**Request:** Return only those lines from the line containing "Write a Python" to the line containing "step_len = 5", both included, and please omit the pictures.
* * * *
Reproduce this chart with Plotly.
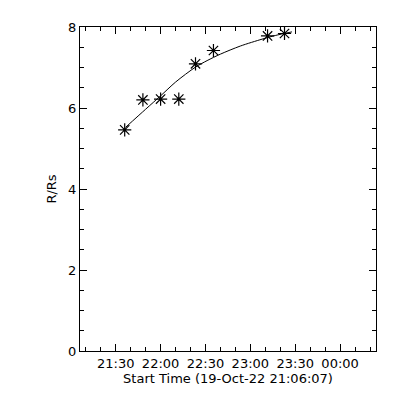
import plotly.graph_objects as go

# Observed points
obs_time = ["2022-10-19 21:36:00", "2022-10-19 21:48:10", "2022-10-19 22:00:00",
            "2022-10-19 22:12:10", "2022-10-19 22:23:20", "2022-10-19 22:35:20",
            "2022-10-19 23:11:30", "2022-10-19 23:22:50"]
obs_r = [5.46, 6.20, 6.22, 6.22, 7.09, 7.42, 7.78, 7.84]

# Fitted curve
fit_time = ["2022-10-19 21:36:30", "2022-10-19 21:50:00", "2022-10-19 22:00:00",
            "2022-10-19 22:10:00", "2022-10-19 22:23:20", "2022-10-19 22:31:05",
            "2022-10-19 22:40:00", "2022-10-19 22:53:20", "2022-10-19 23:07:50",
            "2022-10-19 23:16:40", "2022-10-19 23:27:50"]
fit_r = [5.52, 5.97, 6.30, 6.64, 7.01, 7.17, 7.33, 7.53, 7.70, 7.79, 7.88]

x_range = ["2022-10-19 21:06:07", "2022-10-20 00:24:00"]
y_range = [0, 8]
x_title = "Start Time (19-Oct-22 21:06:07)"
y_title = "R/Rs"

font = dict(family="DejaVu Sans", size=13, color="black")

fig = go.Figure()
fig.add_trace(go.Scatter(x=fit_time, y=fit_r, mode="lines",
                         line=dict(color="black", width=1, shape="spline", smoothing=0.8),
                         showlegend=False, hoverinfo="skip"))
fig.add_trace(go.Scatter(x=obs_time, y=obs_r, mode="markers",
                         marker=dict(symbol="asterisk-open", size=11,
                                     line=dict(color="black", width=1.2), color="black"),
                         showlegend=False))

fig.update_layout(
    width=392, height=392,
    margin=dict(l=72, r=24, t=16, b=49, pad=0),
    paper_bgcolor="white", plot_bgcolor="white",
    font=font,
    xaxis=dict(
        type="date", range=x_range, showgrid=False, zeroline=False,
        showline=True, linecolor="black", linewidth=1, mirror="ticks",
        ticks="inside", ticklen=7, tickcolor="black", tickwidth=1,
        tick0="2022-10-19 21:30:00", dtick=1800000, tickformat="%H:%M",
        minor=dict(dtick=600000, tick0="2022-10-19 21:30:00", ticks="inside",
                   ticklen=4, tickcolor="black", tickwidth=1, showgrid=False),
        title=dict(text=x_title, font=font, standoff=4),
        tickfont=font,
    ),
    yaxis=dict(
        range=y_range, showgrid=False, zeroline=False,
        showline=True, linecolor="black", linewidth=1, mirror="ticks",
        ticks="inside", ticklen=7, tickcolor="black", tickwidth=1,
        tick0=0, dtick=2,
        minor=dict(dtick=0.5, ticks="inside", ticklen=4, tickcolor="black",
                   tickwidth=1, showgrid=False),
        title=dict(text=y_title, font=font, standoff=8),
        tickfont=font,
    ),
)

fig.write_html("out.html")
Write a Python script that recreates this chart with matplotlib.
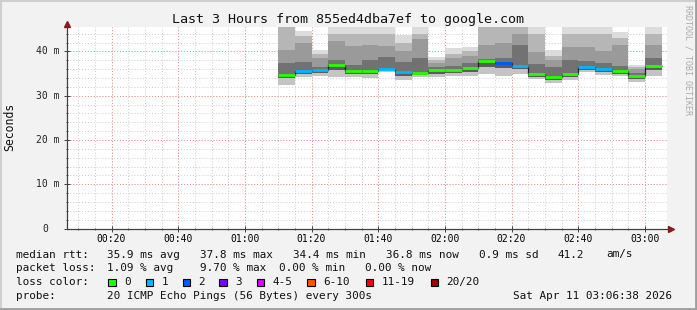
import matplotlib
matplotlib.use("Agg")
import matplotlib.pyplot as plt
import matplotlib.transforms as mtransforms
from matplotlib.patches import Rectangle
from matplotlib.lines import Line2D
import numpy as np

plt.rcParams['font.family'] = ['DejaVu Sans Mono', 'DejaVu Sans']

W, H = 697, 310

# time axis, minutes after 00:00
t_start = 6 + 38 / 60.0     # 00:06:38
t_end = 186 + 38 / 60.0     # 03:06:38
step_start = [70, 75, 80, 85, 90, 95, 100, 105, 110, 115, 120, 125,
              130, 135, 140, 145, 150, 155, 160, 165, 170, 175, 180]
step_len = 5

# smoke bands per 5 minute step (ms); 46 = above the top of the plot
rtt_hi      = [46.0, 44.5, 40.2, 46.0, 46.0, 46.0, 46.0, 43.7, 46.0, 38.8, 40.7, 41.0,
               46.0, 46.0, 46.0, 45.5, 40.3, 46.0, 46.0, 46.0, 44.4, 36.9, 46.0]
rtt_upper   = [46.0, 43.5, 39.5, 44.0, 44.0, 44.0, 44.0, 42.0, 44.0, 38.0, 39.5, 40.0,
               46.0, 46.0, 46.0, 44.0, 39.0, 44.0, 44.0, 44.0, 43.0, 36.5, 44.0]
rtt_mid_hi  = [40.3, 41.8, 38.5, 42.3, 41.2, 41.4, 41.3, 40.0, 42.9, 37.3, 38.5, 39.0,
               41.5, 42.0, 44.0, 39.9, 38.0, 41.0, 41.0, 40.0, 41.5, 36.0, 41.5]
rtt_dark_hi = [37.3, 37.7, 36.5, 38.0, 36.9, 38.0, 38.8, 37.5, 38.4, 36.5, 36.8, 37.3,
               38.3, 38.5, 41.5, 37.2, 36.5, 38.0, 37.8, 37.3, 36.6, 35.2, 38.5]
rtt_median  = [34.7, 35.6, 35.85, 36.9, 35.6, 35.6, 36.1, 35.3, 35.1, 35.85, 35.9, 36.2,
               37.8, 37.35, 36.75, 34.9, 34.1, 35.0, 36.45, 36.1, 35.55, 34.5, 36.8]
rtt_dark_lo = [33.9, 35.0, 35.2, 35.8, 35.0, 34.8, 35.8, 34.4, 34.6, 35.0, 35.2, 35.3,
               36.4, 36.2, 36.0, 34.3, 33.5, 34.3, 35.9, 35.4, 35.0, 33.8, 35.9]
rtt_lo      = [32.4, 34.1, 34.4, 34.3, 34.3, 33.9, 35.4, 33.6, 34.2, 34.2, 34.5, 34.4,
               35.0, 34.5, 35.0, 33.7, 32.9, 33.5, 35.3, 34.7, 34.4, 33.1, 34.4]
lost_pings  = [0, 1, 1, 0, 0, 0, 1, 1, 0, 0, 0, 0, 0, 2, 1, 0, 0, 0, 1, 1, 0, 0, 0]

loss_labels = ['0', '1', '2', '3', '4-5', '6-10', '11-19', '20/20']
loss_colors = ['#26ff00', '#00b8ff', '#0059ff', '#7e00ff', '#dd00ff', '#ff5500', '#ff0000', '#a00000']

x_ticks = [20, 40, 60, 80, 100, 120, 140, 160, 180]
x_labels = ['00:20', '00:40', '01:00', '01:20', '01:40', '02:00', '02:20', '02:40', '03:00']
y_ticks = [0, 10, 20, 30, 40]
y_labels = ['0', '10 m', '20 m', '30 m', '40 m']
y_top = 45.5

fig = plt.figure(figsize=(W / 100, H / 100), dpi=100, facecolor='#f2f2f2')

# frame shading
fig.add_artist(Line2D([0, 1], [1 - 1 / H, 1 - 1 / H], color='#cfcfcf', lw=1.5, transform=fig.transFigure))
fig.add_artist(Line2D([1 / W, 1 / W], [0, 1], color='#cfcfcf', lw=1.5, transform=fig.transFigure))
fig.add_artist(Line2D([0, 1], [1.5 / H, 1.5 / H], color='#9e9e9e', lw=2, transform=fig.transFigure))
fig.add_artist(Line2D([1 - 1.5 / W, 1 - 1.5 / W], [0, 1], color='#9e9e9e', lw=2, transform=fig.transFigure))

left, right, top, bottom = 67, 667, 27, 228.5
ax = fig.add_axes([left / W, 1 - bottom / H, (right - left) / W, (bottom - top) / H])
ax.set_facecolor('white')
ax.set_xlim(t_start, t_end)
ax.set_ylim(0, y_top)

# grid
for v in np.arange(0, y_top, 2):
    ax.axhline(v, color='#cccccc', lw=0.7, ls=(0, (1, 2)), zorder=0)
for v in np.arange(10, 181, 5):
    ax.axvline(v, color='#cccccc', lw=0.7, ls=(0, (1, 2)), zorder=0)
for v in y_ticks[1:]:
    ax.axhline(v, color='#f09090', lw=0.7, ls=(0, (1, 2)), zorder=0.5)
for v in x_ticks:
    ax.axvline(v, color='#f09090', lw=0.7, ls=(0, (1, 2)), zorder=0.5)

# smoke
edges = np.array(step_start + [step_start[-1] + step_len])
ax.stairs(rtt_dark_lo, edges, baseline=rtt_lo, fill=True, color='#c4c4c4', zorder=2)
ax.stairs(rtt_median, edges, baseline=rtt_dark_lo, fill=True, color='#5c5c5c', zorder=2)
ax.stairs(rtt_dark_hi, edges, baseline=rtt_median, fill=True, color='#727272', zorder=2)
ax.stairs(rtt_mid_hi, edges, baseline=rtt_dark_hi, fill=True, color='#9a9a9a', zorder=2)
ax.stairs(rtt_upper, edges, baseline=rtt_mid_hi, fill=True, color='#b6b6b6', zorder=2)
ax.stairs(rtt_hi, edges, baseline=rtt_upper, fill=True, color='#dcdcdc', zorder=2)

# median line coloured by loss
ax.stairs(rtt_median, edges, baseline=None, color='#202020', lw=0.9, zorder=3)
ax.hlines(rtt_median, edges[:-1], edges[1:], colors=[loss_colors[n] for n in lost_pings],
          lw=2.0, zorder=4)

# axes
for s in ['top', 'right']:
    ax.spines[s].set_visible(False)
for s in ['left', 'bottom']:
    ax.spines[s].set_color('#404040')
    ax.spines[s].set_linewidth(0.9)
    ax.spines[s].set_zorder(5)
ax.set_xticks(x_ticks)
ax.set_xticklabels(x_labels, fontsize=7)
ax.set_xticks(np.arange(10, 181, 5), minor=True)
ax.set_yticks(y_ticks)
ax.set_yticklabels([])
ax.set_yticks(np.arange(0, y_top, 2), minor=True)
ax.tick_params(axis='both', which='major', direction='inout', length=4, width=0.7, color='#404040', pad=2)
ax.tick_params(axis='both', which='minor', direction='inout', length=2, width=0.6, color='#404040')

ytrans = mtransforms.blended_transform_factory(ax.transAxes, ax.transData)
for v, lab in zip(y_ticks, y_labels):
    xr = 60 if v else 48
    ax.text((xr - left) / (right - left), v, lab, transform=ytrans, ha='right', va='center',
            fontsize=7, color='#222222', clip_on=False)

# axis arrows
ax.add_line(Line2D([0, 0], [1, 1.02], transform=ax.transAxes, color='#404040', lw=0.9, clip_on=False))
ax.plot([0], [1 + 3.4 / (bottom - top)], marker='^', ms=5, color='#8b1a1a', transform=ax.transAxes, clip_on=False)
ax.plot([1 + 4 / (right - left)], [0], marker='>', ms=5, color='#8b1a1a', transform=ax.transAxes, clip_on=False)

# titles
fig.text(0.5, 1 - 19.5 / H, 'Last 3 Hours from 855ed4dba7ef to google.com', ha='center', va='center',
         fontsize=9.6, color='#111111')
fig.text(10 / W, 1 - 127 / H, 'Seconds', rotation=90, ha='center', va='center', fontsize=8.3, color='#111111')
fig.text(688 / W, 1 - 5 / H, 'RRDTOOL / TOBI OETIKER', rotation=270, ha='center', va='top',
         fontsize=6, color='#aaaaaa')

# legend block
fs = 7.9


def put(x, y, s, **kw):
    fig.text(x / W, 1 - y / H, s, ha='left', va='center', fontsize=fs, color='#111111', **kw)


row1 = [(16, 'median rtt:'), (107.3, '35.9 ms avg'), (200, '37.8 ms max'), (292.7, '34.4 ms min'),
        (385.7, '36.8 ms now'), (479.3, '0.9 ms sd'), (557.3, '41.2'), (606.7, 'am/s')]
row2 = [(16, 'packet loss:'), (107.3, '1.09 % avg'), (200, '9.70 % max'), (279.3, '0.00 % min'),
        (365, '0.00 % now')]
for x, s in row1:
    put(x, 254.5, s)
for x, s in row2:
    put(x, 268.3, s)

put(16, 282, 'loss color:')
box_x = [108.3, 145.7, 182.7, 219.3, 256.7, 307.3, 365.7, 430.7]
for bx, lab, col in zip(box_x, loss_labels, loss_colors):
    fig.add_artist(Rectangle((bx / W, 1 - 286 / H), 7.5 / W, 7.5 / H, facecolor=col, edgecolor='black',
                             lw=0.8, transform=fig.transFigure))
    put(bx + 15.5, 282, lab)

put(16, 296, 'probe:')
put(107.3, 296, '20 ICMP Echo Pings (56 Bytes) every 300s')
put(513.3, 296, 'Sat Apr 11 03:06:38 2026')

fig.savefig('out.png', dpi=100, facecolor=fig.get_facecolor())
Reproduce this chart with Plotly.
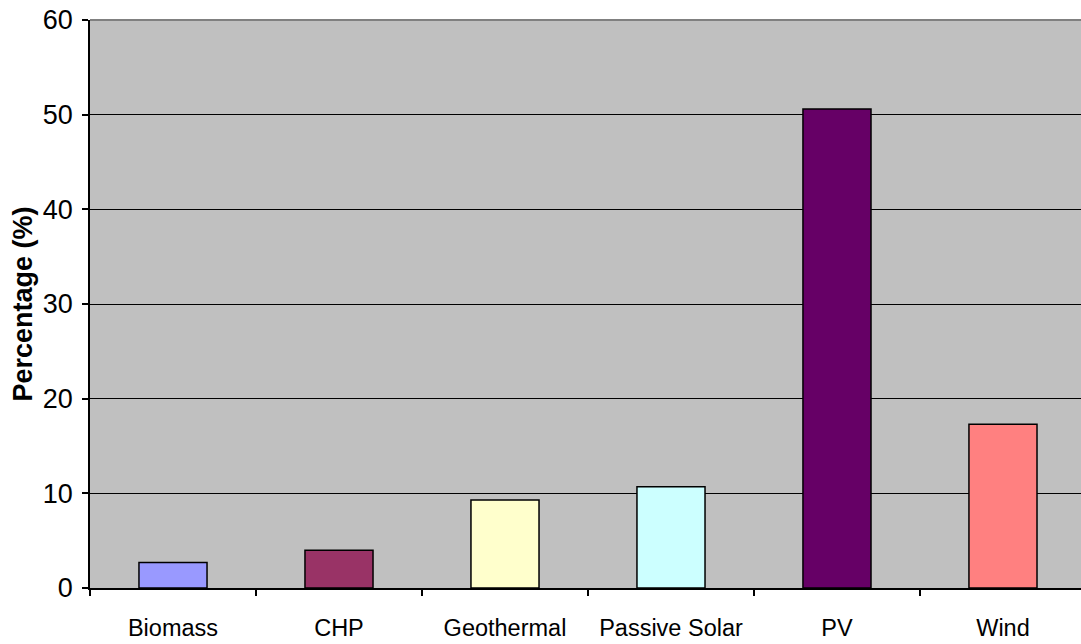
import plotly.graph_objects as go

categories = ["Biomass", "CHP", "Geothermal", "Passive Solar", "PV", "Wind"]
values = [2.7, 4.0, 9.3, 10.7, 50.6, 17.3]
colors = ["#9999FF", "#993366", "#FFFFCC", "#CCFFFF", "#660066", "#FF8080"]
y_ticks = [0, 10, 20, 30, 40, 50, 60]

fig = go.Figure()
fig.add_trace(go.Bar(
    x=categories, y=values,
    marker=dict(color=colors, line=dict(color="black", width=1.5)),
    width=0.41,
))

fig.update_layout(
    width=1081, height=644,
    margin=dict(l=90, r=0, t=20, b=56, autoexpand=False),
    paper_bgcolor="white",
    plot_bgcolor="#C0C0C0",
    showlegend=False,
    font=dict(family="Arial, Liberation Sans, sans-serif", color="black"),
    xaxis=dict(
        type="category",
        range=[-0.5, 5.47],
        showgrid=False,
        showline=True, linecolor="black", linewidth=1.5,
        ticks="outside", tickson="boundaries", ticklen=6, tickcolor="black", tickwidth=1.5,
        tickfont=dict(size=23.5),
        ticklabelstandoff=18,
        ticklabeloverflow="allow",
        automargin=False,
    ),
    yaxis=dict(
        range=[0, 60],
        tickvals=y_ticks,
        showgrid=True, gridcolor="black", gridwidth=1.2,
        showline=True, linecolor="black", linewidth=1.5,
        ticks="outside", ticklen=6, tickcolor="black", tickwidth=1.5,
        tickfont=dict(size=27),
        ticklabelstandoff=4,
        ticklabeloverflow="allow",
        zeroline=False,
        automargin=False,
        title=dict(text="<b>Percentage (%)</b>", font=dict(size=27), standoff=2),
    ),
    shapes=[dict(type="line", xref="paper", yref="paper", x0=0, x1=1, y0=1, y1=1,
                 line=dict(color="#808080", width=2))],
)

fig.write_html("out.html", config={"displayModeBar": False},
               post_script="document.body.style.margin='0';")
* * * *
**Full answer:**
Write a Python script that recreates this chart with matplotlib.
import matplotlib
matplotlib.use("Agg")
import matplotlib.pyplot as plt
import matplotlib.transforms as mtransforms
from matplotlib.patches import Rectangle
from matplotlib.lines import Line2D
import numpy as np

plt.rcParams['font.family'] = ['DejaVu Sans Mono', 'DejaVu Sans']

W, H = 697, 310

# time axis, minutes after 00:00
t_start = 6 + 38 / 60.0     # 00:06:38
t_end = 186 + 38 / 60.0     # 03:06:38
step_start = [70, 75, 80, 85, 90, 95, 100, 105, 110, 115, 120, 125,
              130, 135, 140, 145, 150, 155, 160, 165, 170, 175, 180]
step_len = 5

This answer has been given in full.